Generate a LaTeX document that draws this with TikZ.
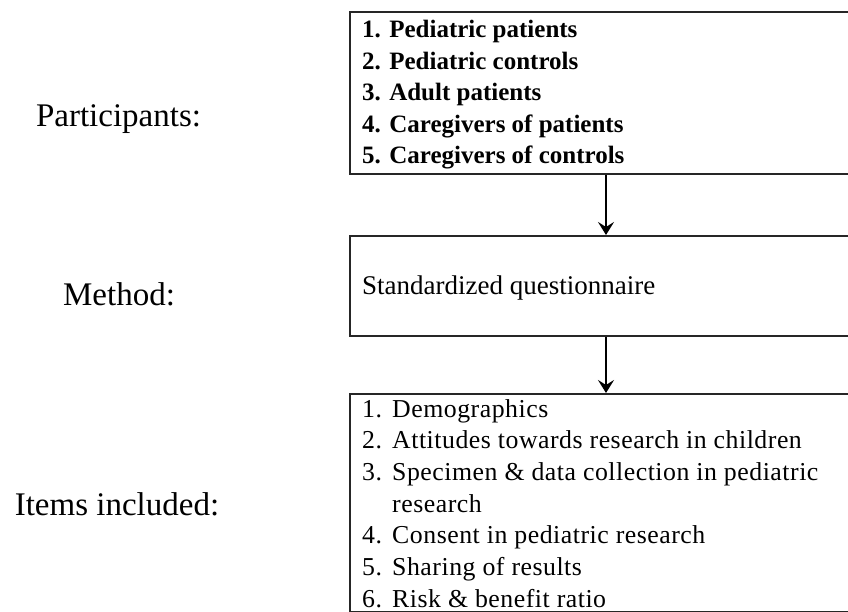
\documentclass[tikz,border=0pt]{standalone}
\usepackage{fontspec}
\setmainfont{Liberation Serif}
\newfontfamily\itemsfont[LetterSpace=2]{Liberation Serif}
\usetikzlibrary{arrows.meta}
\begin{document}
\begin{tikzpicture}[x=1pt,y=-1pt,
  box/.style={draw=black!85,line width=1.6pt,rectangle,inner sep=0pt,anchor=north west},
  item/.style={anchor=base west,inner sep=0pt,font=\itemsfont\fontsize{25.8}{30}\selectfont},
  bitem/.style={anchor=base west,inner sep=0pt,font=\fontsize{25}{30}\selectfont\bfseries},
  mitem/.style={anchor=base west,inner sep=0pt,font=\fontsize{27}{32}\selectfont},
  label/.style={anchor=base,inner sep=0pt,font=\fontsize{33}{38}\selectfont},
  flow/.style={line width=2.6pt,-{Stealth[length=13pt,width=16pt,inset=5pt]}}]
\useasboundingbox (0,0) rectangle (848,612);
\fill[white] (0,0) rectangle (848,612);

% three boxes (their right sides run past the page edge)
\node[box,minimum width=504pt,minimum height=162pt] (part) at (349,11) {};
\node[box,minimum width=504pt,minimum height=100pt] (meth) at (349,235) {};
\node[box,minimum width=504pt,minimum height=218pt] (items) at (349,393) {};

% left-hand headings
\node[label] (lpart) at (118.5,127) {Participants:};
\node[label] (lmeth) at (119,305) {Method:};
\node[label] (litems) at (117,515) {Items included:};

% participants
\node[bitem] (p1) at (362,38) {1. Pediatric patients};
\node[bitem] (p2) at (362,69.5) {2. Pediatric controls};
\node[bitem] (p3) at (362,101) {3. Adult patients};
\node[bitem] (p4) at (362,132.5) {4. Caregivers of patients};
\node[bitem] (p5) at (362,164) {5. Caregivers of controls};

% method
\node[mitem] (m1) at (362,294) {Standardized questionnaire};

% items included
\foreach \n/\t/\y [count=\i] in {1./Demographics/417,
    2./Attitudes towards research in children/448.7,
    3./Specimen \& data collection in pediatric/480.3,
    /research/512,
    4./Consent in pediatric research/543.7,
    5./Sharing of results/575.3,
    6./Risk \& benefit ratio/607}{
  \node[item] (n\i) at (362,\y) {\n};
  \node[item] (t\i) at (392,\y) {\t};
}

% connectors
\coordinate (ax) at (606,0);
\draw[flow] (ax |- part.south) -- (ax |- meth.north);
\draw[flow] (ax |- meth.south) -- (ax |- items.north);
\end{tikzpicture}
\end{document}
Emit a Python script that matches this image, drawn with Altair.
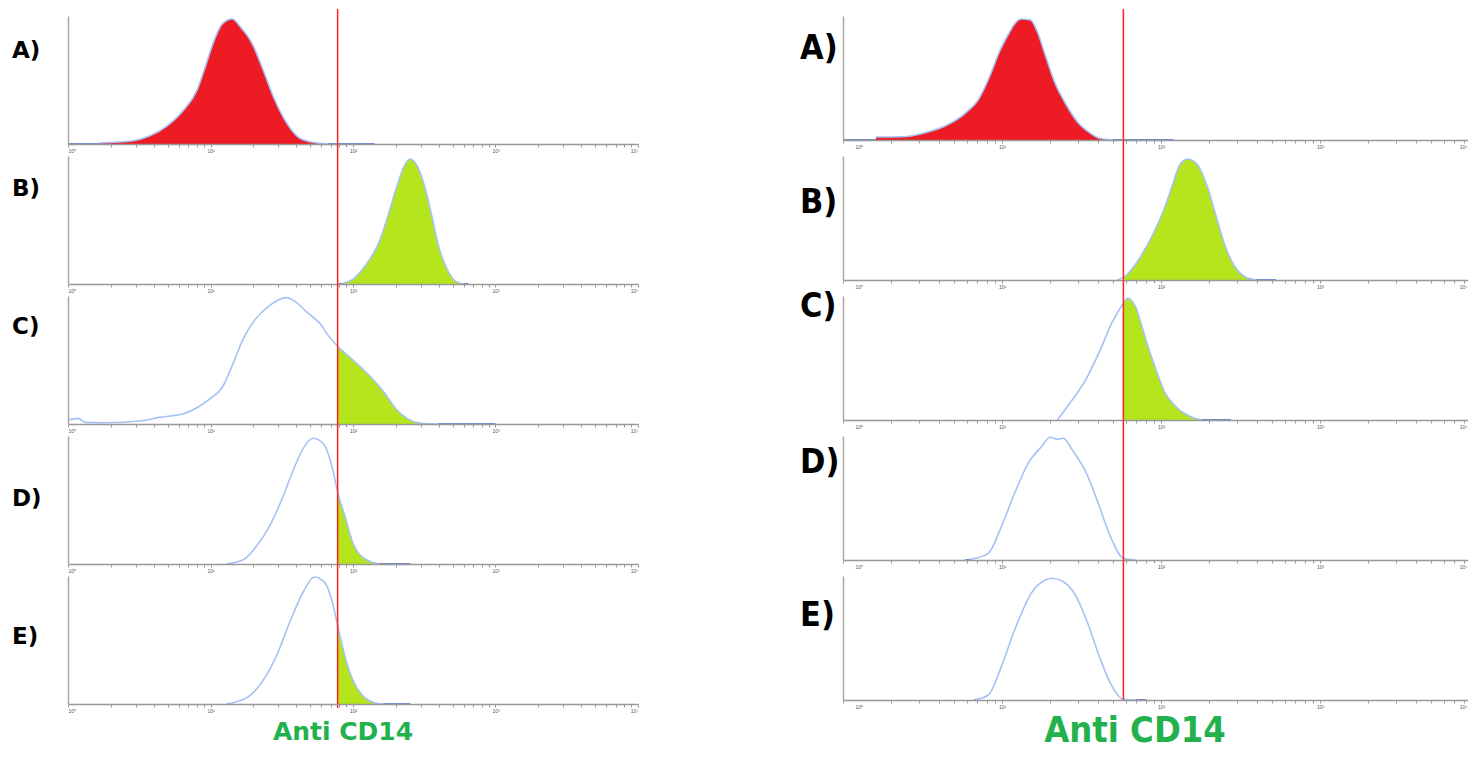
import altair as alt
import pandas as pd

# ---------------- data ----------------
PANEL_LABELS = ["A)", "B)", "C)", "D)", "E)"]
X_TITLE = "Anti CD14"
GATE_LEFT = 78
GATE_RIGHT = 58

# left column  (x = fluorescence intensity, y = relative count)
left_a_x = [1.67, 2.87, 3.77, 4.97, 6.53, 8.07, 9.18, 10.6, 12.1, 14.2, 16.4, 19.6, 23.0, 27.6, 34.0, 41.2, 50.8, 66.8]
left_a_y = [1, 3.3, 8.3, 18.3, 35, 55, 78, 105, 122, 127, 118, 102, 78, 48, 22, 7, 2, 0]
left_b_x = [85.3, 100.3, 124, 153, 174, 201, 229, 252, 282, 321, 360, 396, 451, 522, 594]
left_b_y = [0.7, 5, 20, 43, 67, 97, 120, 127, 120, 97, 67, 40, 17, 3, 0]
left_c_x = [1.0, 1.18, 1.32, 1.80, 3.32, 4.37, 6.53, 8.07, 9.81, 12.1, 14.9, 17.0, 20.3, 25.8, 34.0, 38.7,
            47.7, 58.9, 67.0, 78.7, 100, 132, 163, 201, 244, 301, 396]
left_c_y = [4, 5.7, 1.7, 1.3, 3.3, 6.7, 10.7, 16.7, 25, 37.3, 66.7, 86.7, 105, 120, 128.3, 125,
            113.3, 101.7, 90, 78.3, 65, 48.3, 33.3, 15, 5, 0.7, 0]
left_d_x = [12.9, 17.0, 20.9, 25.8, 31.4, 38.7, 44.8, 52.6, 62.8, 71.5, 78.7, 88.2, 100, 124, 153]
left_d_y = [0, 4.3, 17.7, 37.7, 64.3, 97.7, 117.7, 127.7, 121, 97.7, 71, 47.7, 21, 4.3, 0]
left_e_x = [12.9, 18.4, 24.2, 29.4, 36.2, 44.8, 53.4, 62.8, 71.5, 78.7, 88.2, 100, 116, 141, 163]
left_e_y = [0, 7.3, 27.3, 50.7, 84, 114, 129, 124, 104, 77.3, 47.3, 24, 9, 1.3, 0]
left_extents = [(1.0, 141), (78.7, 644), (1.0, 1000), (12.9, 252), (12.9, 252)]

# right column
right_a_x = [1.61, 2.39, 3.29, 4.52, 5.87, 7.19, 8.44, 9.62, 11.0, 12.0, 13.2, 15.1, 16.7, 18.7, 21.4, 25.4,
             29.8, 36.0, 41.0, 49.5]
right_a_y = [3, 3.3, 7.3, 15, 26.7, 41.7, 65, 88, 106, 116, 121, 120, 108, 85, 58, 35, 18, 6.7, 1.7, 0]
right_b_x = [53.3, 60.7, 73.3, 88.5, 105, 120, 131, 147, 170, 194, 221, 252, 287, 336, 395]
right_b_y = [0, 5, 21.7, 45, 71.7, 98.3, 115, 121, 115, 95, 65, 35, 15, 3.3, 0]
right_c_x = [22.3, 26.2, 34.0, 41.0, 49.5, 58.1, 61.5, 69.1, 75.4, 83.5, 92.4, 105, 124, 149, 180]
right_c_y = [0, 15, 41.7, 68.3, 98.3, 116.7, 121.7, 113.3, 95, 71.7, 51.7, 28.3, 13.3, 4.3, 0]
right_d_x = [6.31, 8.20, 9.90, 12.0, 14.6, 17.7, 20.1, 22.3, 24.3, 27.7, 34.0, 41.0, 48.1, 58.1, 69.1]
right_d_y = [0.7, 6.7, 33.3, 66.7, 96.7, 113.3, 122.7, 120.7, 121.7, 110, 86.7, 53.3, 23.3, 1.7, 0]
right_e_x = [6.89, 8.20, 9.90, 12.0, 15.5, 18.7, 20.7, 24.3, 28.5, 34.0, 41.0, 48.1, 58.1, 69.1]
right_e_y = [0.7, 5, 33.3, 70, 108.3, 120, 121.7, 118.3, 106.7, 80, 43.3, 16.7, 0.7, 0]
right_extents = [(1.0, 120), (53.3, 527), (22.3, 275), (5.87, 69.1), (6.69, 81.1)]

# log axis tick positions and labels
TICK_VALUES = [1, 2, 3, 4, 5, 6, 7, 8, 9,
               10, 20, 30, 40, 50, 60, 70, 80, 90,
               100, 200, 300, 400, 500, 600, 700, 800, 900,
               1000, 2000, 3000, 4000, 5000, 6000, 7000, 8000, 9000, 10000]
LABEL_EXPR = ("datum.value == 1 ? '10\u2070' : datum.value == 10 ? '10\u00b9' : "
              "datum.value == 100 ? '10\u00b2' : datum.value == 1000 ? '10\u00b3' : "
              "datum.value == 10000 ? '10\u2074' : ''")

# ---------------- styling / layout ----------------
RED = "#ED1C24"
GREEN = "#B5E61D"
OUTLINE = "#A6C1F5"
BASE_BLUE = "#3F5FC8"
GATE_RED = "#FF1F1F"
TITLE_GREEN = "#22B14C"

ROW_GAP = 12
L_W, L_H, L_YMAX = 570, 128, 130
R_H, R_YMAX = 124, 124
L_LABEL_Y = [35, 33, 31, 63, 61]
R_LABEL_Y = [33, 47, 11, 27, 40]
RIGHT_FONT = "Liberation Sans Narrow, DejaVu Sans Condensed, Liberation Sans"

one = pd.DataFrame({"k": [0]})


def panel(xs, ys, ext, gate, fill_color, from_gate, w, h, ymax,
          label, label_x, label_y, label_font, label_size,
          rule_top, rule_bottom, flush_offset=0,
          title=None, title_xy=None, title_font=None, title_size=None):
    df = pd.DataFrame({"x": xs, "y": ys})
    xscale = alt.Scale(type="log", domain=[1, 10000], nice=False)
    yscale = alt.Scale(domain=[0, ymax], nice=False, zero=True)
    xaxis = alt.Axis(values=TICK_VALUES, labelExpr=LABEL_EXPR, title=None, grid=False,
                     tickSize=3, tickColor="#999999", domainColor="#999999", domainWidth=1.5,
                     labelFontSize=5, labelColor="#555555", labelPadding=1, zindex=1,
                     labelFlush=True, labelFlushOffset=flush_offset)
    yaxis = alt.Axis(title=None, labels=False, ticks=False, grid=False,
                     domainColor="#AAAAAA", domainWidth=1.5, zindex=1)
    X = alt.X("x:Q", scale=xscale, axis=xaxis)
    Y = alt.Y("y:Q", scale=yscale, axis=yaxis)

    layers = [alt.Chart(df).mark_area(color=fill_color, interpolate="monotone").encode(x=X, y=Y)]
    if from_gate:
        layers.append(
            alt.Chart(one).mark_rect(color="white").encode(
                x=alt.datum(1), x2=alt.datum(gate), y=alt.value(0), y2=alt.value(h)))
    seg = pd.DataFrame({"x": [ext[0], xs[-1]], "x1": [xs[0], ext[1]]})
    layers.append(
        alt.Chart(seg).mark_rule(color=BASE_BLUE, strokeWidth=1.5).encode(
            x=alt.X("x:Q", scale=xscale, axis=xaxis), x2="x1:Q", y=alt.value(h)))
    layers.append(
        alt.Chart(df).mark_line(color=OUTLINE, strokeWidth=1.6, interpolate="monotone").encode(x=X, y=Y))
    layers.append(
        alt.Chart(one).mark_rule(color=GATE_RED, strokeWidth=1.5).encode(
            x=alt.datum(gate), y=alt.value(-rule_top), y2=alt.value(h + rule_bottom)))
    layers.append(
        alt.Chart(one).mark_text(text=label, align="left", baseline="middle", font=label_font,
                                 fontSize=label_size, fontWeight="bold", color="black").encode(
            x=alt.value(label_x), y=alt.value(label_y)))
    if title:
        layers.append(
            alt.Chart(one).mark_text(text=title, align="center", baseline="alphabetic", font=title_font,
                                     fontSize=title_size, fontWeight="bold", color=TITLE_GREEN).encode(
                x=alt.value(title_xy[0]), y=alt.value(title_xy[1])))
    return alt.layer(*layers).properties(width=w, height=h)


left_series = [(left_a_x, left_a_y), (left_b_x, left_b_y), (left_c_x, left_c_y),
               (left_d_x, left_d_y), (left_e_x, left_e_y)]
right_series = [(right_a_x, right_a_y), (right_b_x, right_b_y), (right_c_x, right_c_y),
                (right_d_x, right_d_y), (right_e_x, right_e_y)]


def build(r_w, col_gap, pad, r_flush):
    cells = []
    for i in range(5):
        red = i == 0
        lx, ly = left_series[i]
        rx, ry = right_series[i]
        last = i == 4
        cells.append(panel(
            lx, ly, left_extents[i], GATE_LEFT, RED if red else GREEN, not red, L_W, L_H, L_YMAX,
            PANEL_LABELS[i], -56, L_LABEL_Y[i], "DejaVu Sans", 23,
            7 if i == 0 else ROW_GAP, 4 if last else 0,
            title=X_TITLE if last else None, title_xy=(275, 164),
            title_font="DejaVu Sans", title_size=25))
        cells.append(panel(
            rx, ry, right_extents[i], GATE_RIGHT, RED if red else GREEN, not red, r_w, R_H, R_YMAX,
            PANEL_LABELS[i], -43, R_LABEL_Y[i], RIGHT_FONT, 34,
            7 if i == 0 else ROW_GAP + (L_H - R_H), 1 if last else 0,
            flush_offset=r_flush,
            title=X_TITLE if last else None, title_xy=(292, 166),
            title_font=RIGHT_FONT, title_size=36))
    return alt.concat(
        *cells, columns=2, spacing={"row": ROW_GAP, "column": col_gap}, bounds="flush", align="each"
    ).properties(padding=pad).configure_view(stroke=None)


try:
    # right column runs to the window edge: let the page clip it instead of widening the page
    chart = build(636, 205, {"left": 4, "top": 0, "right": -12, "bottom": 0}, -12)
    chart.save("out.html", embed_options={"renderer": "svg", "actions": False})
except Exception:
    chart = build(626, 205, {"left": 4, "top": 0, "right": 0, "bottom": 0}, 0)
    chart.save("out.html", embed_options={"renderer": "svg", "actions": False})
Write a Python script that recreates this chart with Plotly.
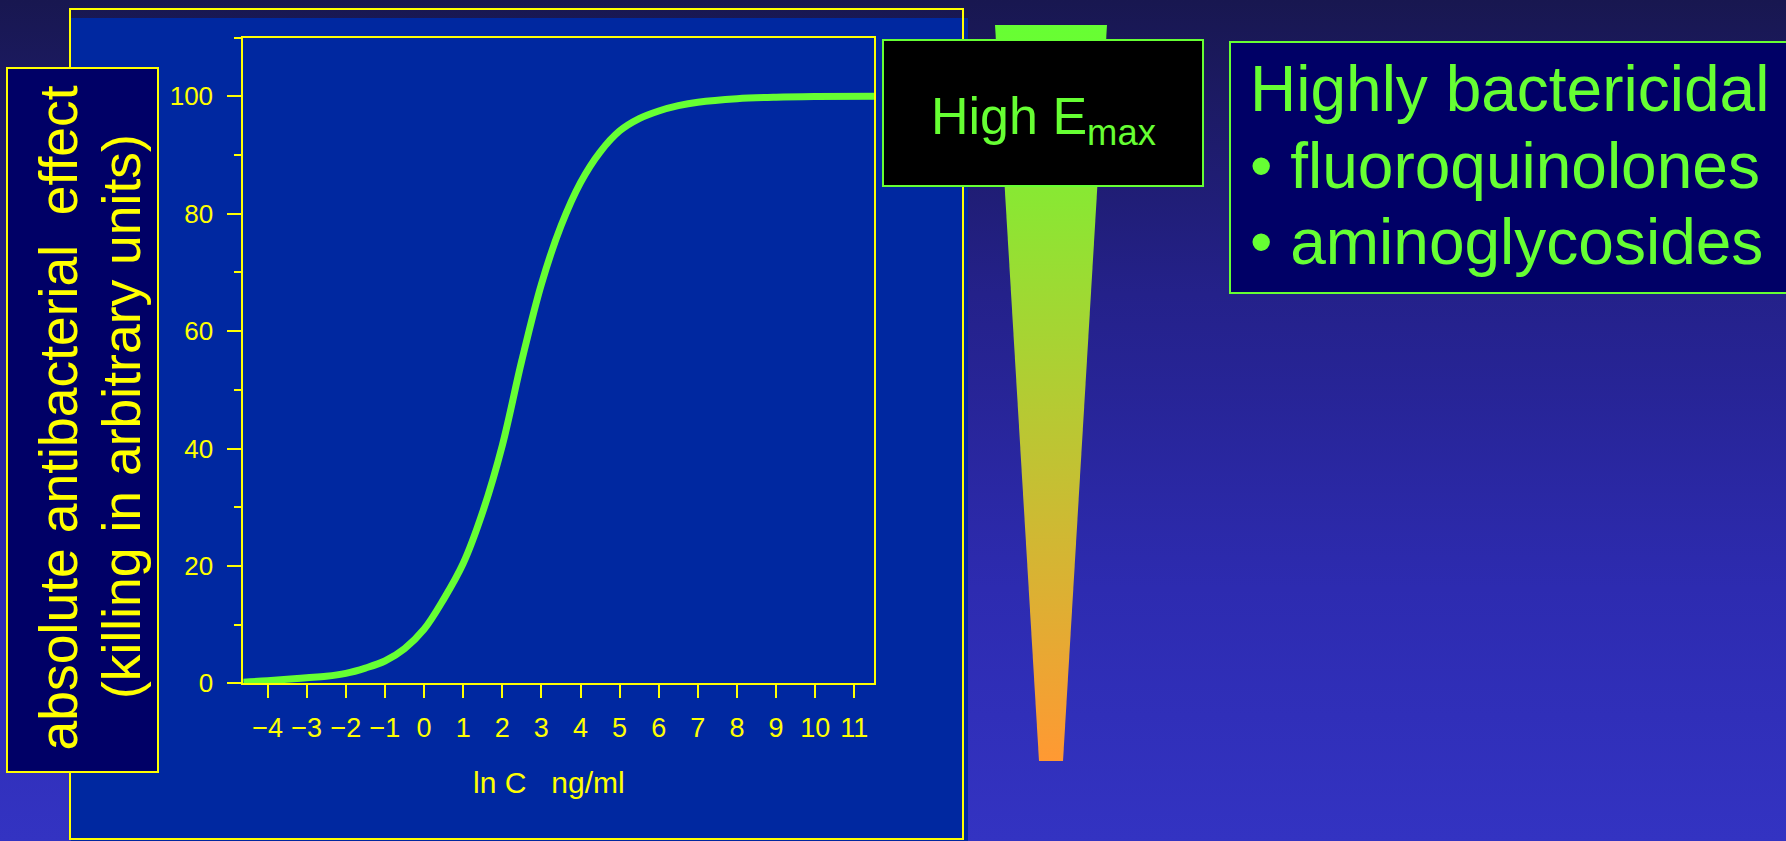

________________________________________

= Work to be completed =
Exactly reproduce the lines from the line holding "Emit a Python" through the line holding "GATE_RIGHT = 58", and only those; pictures are to be left out.

= Answer to the task =
Emit a Python script that matches this image, drawn with Altair.
import altair as alt
import pandas as pd

# ---------------- data ----------------
PANEL_LABELS = ["A)", "B)", "C)", "D)", "E)"]
X_TITLE = "Anti CD14"
GATE_LEFT = 78
GATE_RIGHT = 58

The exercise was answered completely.